Court action


#1

Has anyone experience of involvement of police and courts re falls? 

I fell on my partner / carer when climbing stairs and we both ended in hospital with minor injuries. I was arrested and charged with assault as I injured my partner carer. 

i am spending a fortune on barristers to prove to court that falling over is part parcel condition but is adoc so being on stairs is not a deliberate act to hurt my carer. 

Any guidance / experience in this horrific scenario appreciated. 


#2

Hi KiltedNorseman,

I'm really sorry to read about your situation, this sounds like a very stressful time for you. For more guidance and advice please remember that you can call our free and confidential Helpline on 0808 800 0303.We are open on Monday-Friday 9am-7pm and on Saturday 10am-2pm.

Best wishes,

Joanne 


#3

"An offence of Common Assault is committed when a person either assaults another person or commits a battery.

An assault is committed when a person intentionally or recklessly causes another to apprehend the immediate infliction of unlawful force.

A battery is committed when a person intentionally and recklessly applies unlawful force to another."

I cannot see how you can be charged with assault...you did not intentionally or recklessly hurt your partner...it was an accident.

How on earth did the police become involved?

Surely your partner explained and didn't report an assault?

Do ring the helpline, this sounds ridiculous!

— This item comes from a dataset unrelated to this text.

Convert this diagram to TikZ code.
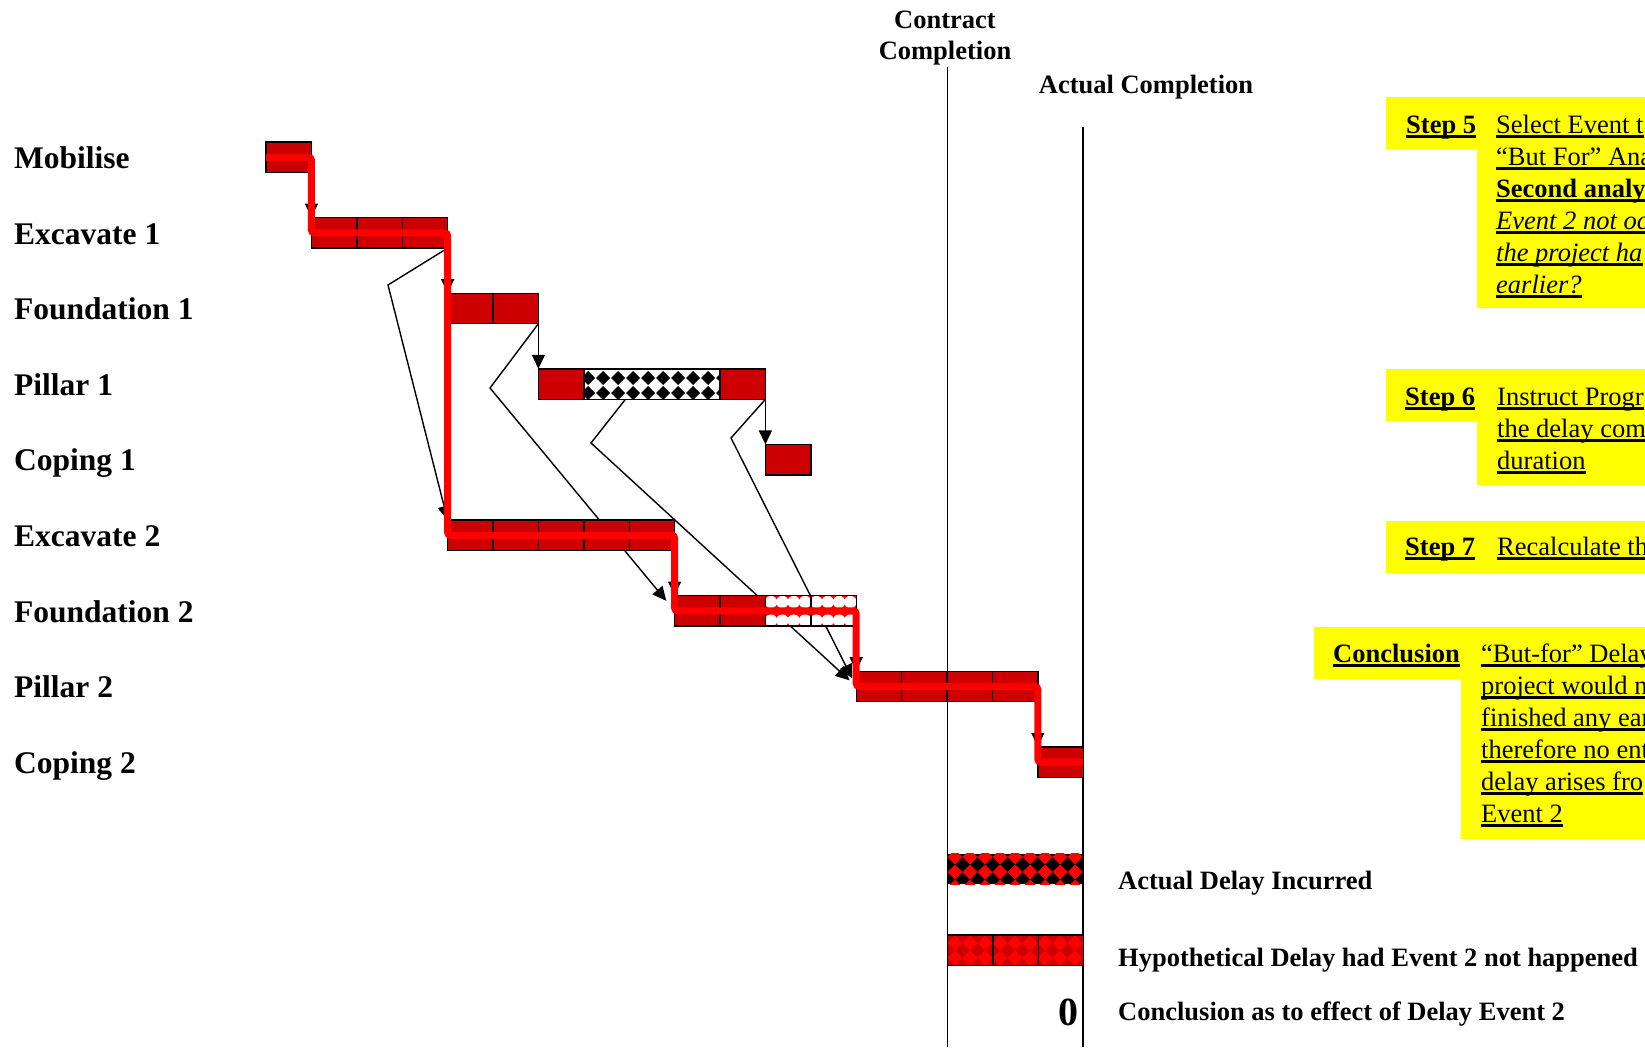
\documentclass[tikz,border=0pt]{standalone}
\usepackage{fontspec}
\setmainfont{Liberation Serif}
\usetikzlibrary{arrows.meta,calc}
\definecolor{barred}{HTML}{CC0000}
\definecolor{pathred}{HTML}{FF0000}
\definecolor{noteyellow}{HTML}{FFFF00}
\pgfdeclarelayer{links}
\pgfsetlayers{links,main}
% programme grid: cell width, origin, row pitch, bar height
\newcommand\gcw{45.4}
\newcommand\gxo{266}
\newcommand\gyo{142}
\newcommand\grs{75.6}
\newcommand\gbh{30.5}
% #1 name, #2 first cell, #3 number of cells, #4 row
\newcommand\gbar[4]{\node[barbox, minimum width={#3*\gcw pt}] (#1) at ({\gxo+#2*\gcw},{\gyo+#4*\grs}) {};}
% cell dividers inside a bar
\newcommand\gdivs[2]{\foreach \gi in {#2}{\draw[cellline] ($(#1.north west)+({\gi*\gcw},0)$) -- ++(0,\gbh);}}
% diamond hatching: corners, background, diamond colour, first centre, half diagonal
\newcommand\dpattern[9]{%
  \begin{scope}
    \clip (#1,#2) rectangle (#3,#4);
    \fill[#5] (#1,#2) rectangle (#3,#4);
    \foreach \pcol in {-1,...,10}{\foreach \prow in {-1,...,2}{%
      \fill[#6] ({#7+15*\pcol-#9},{#8+15*\prow}) -- ++(#9,-#9) -- ++(#9,#9) -- ++(-#9,#9) -- cycle;}}
  \end{scope}}
\tikzset{
  barbox/.style={draw=black, line width=1.4pt, fill=barred, inner sep=0pt, outer sep=0pt,
    minimum height=30.5pt, anchor=north west},
  plainbox/.style={inner sep=0pt, outer sep=0pt, minimum height=30.5pt, anchor=north west},
  cellline/.style={draw=black, line width=1.4pt},
  link/.style={draw=black, line width=1.4pt, -{Triangle[length=14pt,width=13pt]}},
  critpath/.style={draw=pathred, line width=7pt, rounded corners=3pt},
  compline/.style={draw=black, line width=1.8pt},
  ulrule/.style={draw=black, line width=2.4pt},
  rowlbl/.style={anchor=base west, inner sep=0pt, font=\fontsize{31.5}{36}\selectfont\bfseries},
  hdr/.style={anchor=base, inner sep=0pt, font=\fontsize{26.5}{30}\selectfont\bfseries},
  sidelbl/.style={anchor=base west, inner sep=0pt, font=\fontsize{26.5}{30}\selectfont\bfseries},
  notelbl/.style={anchor=base west, inner sep=0pt, font=\fontsize{26.5}{30}\selectfont\bfseries},
  notetxt/.style={anchor=base west, inner sep=0pt, font=\fontsize{26.5}{30}\selectfont},
  noteit/.style={anchor=base west, inner sep=0pt, font=\fontsize{26.5}{30}\selectfont\itshape},
}
\begin{document}
\begin{tikzpicture}[x=1pt,y=-1pt]
\useasboundingbox (0,0) rectangle (1645,1047);
\begin{scope}
\clip (0,0) rectangle (1645,1047);

% activity bars
\gbar{mob}{0}{1}{0}
\gbar{exc1}{1}{3}{1} \gdivs{exc1}{1,2}
\gbar{fdn1}{4}{2}{2} \gdivs{fdn1}{1}
\gbar{pil1}{6}{5}{3}
\dpattern{583.8}{368.8}{720}{399.3}{white}{black}{588}{378}{7}
\draw[cellline] (pil1.north west) rectangle (pil1.south east);
\gdivs{pil1}{1,4}
\gbar{cop1}{11}{1}{4}
\gbar{exc2}{4}{5}{5} \gdivs{exc2}{1,2,3,4}
\gbar{fdn2}{9}{4}{6}
\begin{scope}
  \clip (765.4,595.6) rectangle (856.2,626.1);
  \fill[pathred] (765.4,595.6) rectangle (856.2,626.1);
  \foreach \pcol in {0,...,8}{
    \fill[white] ({771+11.35*\pcol},602) circle (6.2pt);
    \fill[white] ({771+11.35*\pcol},620.5) circle (6.2pt);}
\end{scope}
\draw[cellline] (fdn2.north west) rectangle (fdn2.south east);
\gdivs{fdn2}{1,2,3}
\gbar{pil2}{13}{4}{7} \gdivs{pil2}{1,2,3}
\gbar{cop2}{17}{1}{8}

% delay bars below the programme
\dpattern{947.4}{853.5}{1083.2}{884}{black}{pathred}{955}{857}{7.5}
\node[plainbox, minimum width=135.8pt] (actd) at (947.4,853.5) {};
\dpattern{947.4}{935}{1083.2}{965.5}{barred}{pathred}{955}{943}{7.5}
\node[plainbox, draw=black, line width=1.4pt, minimum width=135.8pt] (hypd) at (947.4,935) {};
\gdivs{hypd}{1,2}

% bend points of the logic links
\coordinate (k1) at (388,285);
\coordinate (k2) at (490,388);
\coordinate (k3) at (591,443);
\coordinate (k4) at (731,438);

\begin{pgfonlayer}{links}
  \draw[compline] (947.4,67) -- (947.4,1047);
  \draw[compline] (1083.2,127) -- (1083.2,1047);
  \draw[link] (mob.south east) -- (exc1.north west);
  \draw[link] (exc1.south east) -- (fdn1.north west);
  \draw[link] (fdn1.south east) -- (pil1.north west);
  \draw[link] (pil1.south east) -- (cop1.north west);
  \draw[link] (exc2.south east) -- (fdn2.north west);
  \draw[link] (fdn2.south east) -- (pil2.north west);
  \draw[link] (pil2.south east) -- (cop2.north west);
  \draw[link] (exc1.south east) -- (k1) -- (exc2.north west);
  \draw[link, shorten >=13pt] (fdn1.south east) -- (k2) -- (fdn2.west);
  \draw[link, shorten >=9pt] (pil1.south west) ++(87,0) -- (k3) -- (pil2.west);
  \draw[link, shorten >=9pt] (pil1.south east) -- (k4) -- (pil2.west);
\end{pgfonlayer}

% critical path
\draw[critpath] (mob.west) -- (mob.east) -- (exc1.west) -- (exc1.east) -- (exc2.west)
  -- (exc2.east) -- (fdn2.west) -- (fdn2.east) -- (pil2.west) -- (pil2.east)
  -- (cop2.west) -- (cop2.east);

% activity names
\foreach \txt [count=\r from 0] in {Mobilise, Excavate 1, Foundation 1, Pillar 1, Coping 1,
    Excavate 2, Foundation 2, Pillar 2, Coping 2}
  \node[rowlbl] (row\r) at (14,{168.4+75.6*\r}) {\txt};

% completion headings
\node[hdr] (cc1) at (945,28) {Contract};
\node[hdr] (cc2) at (945,59) {Completion};
\node[hdr] (acomp) at (1146,93) {Actual Completion};

% delay legend
\node[sidelbl] (tact) at (1118,889) {Actual Delay Incurred};
\node[sidelbl] (thyp) at (1118,966) {Hypothetical Delay had Event 2 not happened};
\node[sidelbl] (tcon) at (1118,1020) {Conclusion as to effect of Delay Event 2};
\node[anchor=base, inner sep=0pt, font=\fontsize{40}{44}\selectfont\bfseries] (zero) at (1068,1025) {0};

% step notes
\fill[noteyellow] (1386,97) -- (1645,97) -- (1645,308) -- (1477,308) -- (1477,149) -- (1386,149) -- cycle;
\fill[noteyellow] (1386,369) -- (1645,369) -- (1645,485) -- (1477,485) -- (1477,421) -- (1386,421) -- cycle;
\fill[noteyellow] (1386,521) rectangle (1645,573);
\fill[noteyellow] (1314,627) -- (1645,627) -- (1645,839) -- (1461,839) -- (1461,679) -- (1314,679) -- cycle;

\node[notelbl] (s5) at (1406,133) {Step 5};
\node[notetxt] (s5a) at (1496,133) {Select Event t};
\node[notetxt] (s5b) at (1496,165) {“But For” Ana};
\node[notelbl] (s5c) at (1496,197) {Second analy};
\node[noteit] (s5d) at (1496,229) {Event 2 not oc};
\node[noteit] (s5e) at (1496,261) {the project ha};
\node[noteit] (s5f) at (1496,293) {earlier?};

\node[notelbl] (s6) at (1405,405) {Step 6};
\node[notetxt] (s6a) at (1497,405) {Instruct Progr};
\node[notetxt] (s6b) at (1497,437) {the delay com};
\node[notetxt] (s6c) at (1497,469) {duration};

\node[notelbl] (s7) at (1405,555) {Step 7};
\node[notetxt] (s7a) at (1497,555) {Recalculate th};

\node[notelbl] (cl) at (1333,662) {Conclusion};
\node[notetxt] (cla) at (1481,662) {“But-for” Delay};
\node[notetxt] (clb) at (1481,694) {project would n};
\node[notetxt] (clc) at (1481,726) {finished any ear};
\node[notetxt] (cld) at (1481,758) {therefore no ent};
\node[notetxt] (cle) at (1481,790) {delay arises fro};
\node[notetxt] (clf) at (1481,822) {Event 2};

% underlining of the note texts
\foreach \nn in {s5,s5a,s5b,s5c,s5d,s5e,s5f,s6,s6a,s6b,s6c,s7,s7a,cl,cla,clb,clc,cld,cle,clf}
  \draw[ulrule] ($(\nn.base west)+(0,3.5)$) -- ($(\nn.base east)+(0,3.5)$);
\end{scope}
\end{tikzpicture}
\end{document}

I cannot believe that a barrister has become involved in this and is taking your money.

GG

 


#4

 

i think it's the C.p.s who decide whether or not there is a case too be answered


And an assault isn't limited to a forceful act of aggression, fear of an assault is also regarded as GG.

Not that i'm commenting on or suggesting its anything too do with his problem.


#5

Falling is a well recognised event.  Just one example of the information available is:

http://www.parkinsons.org.uk/content/falls-and-parkinsons-information-sheet

A Barrister should have been able to find this in seconds in order to ascertain whether your fall was related to your Parkinson's.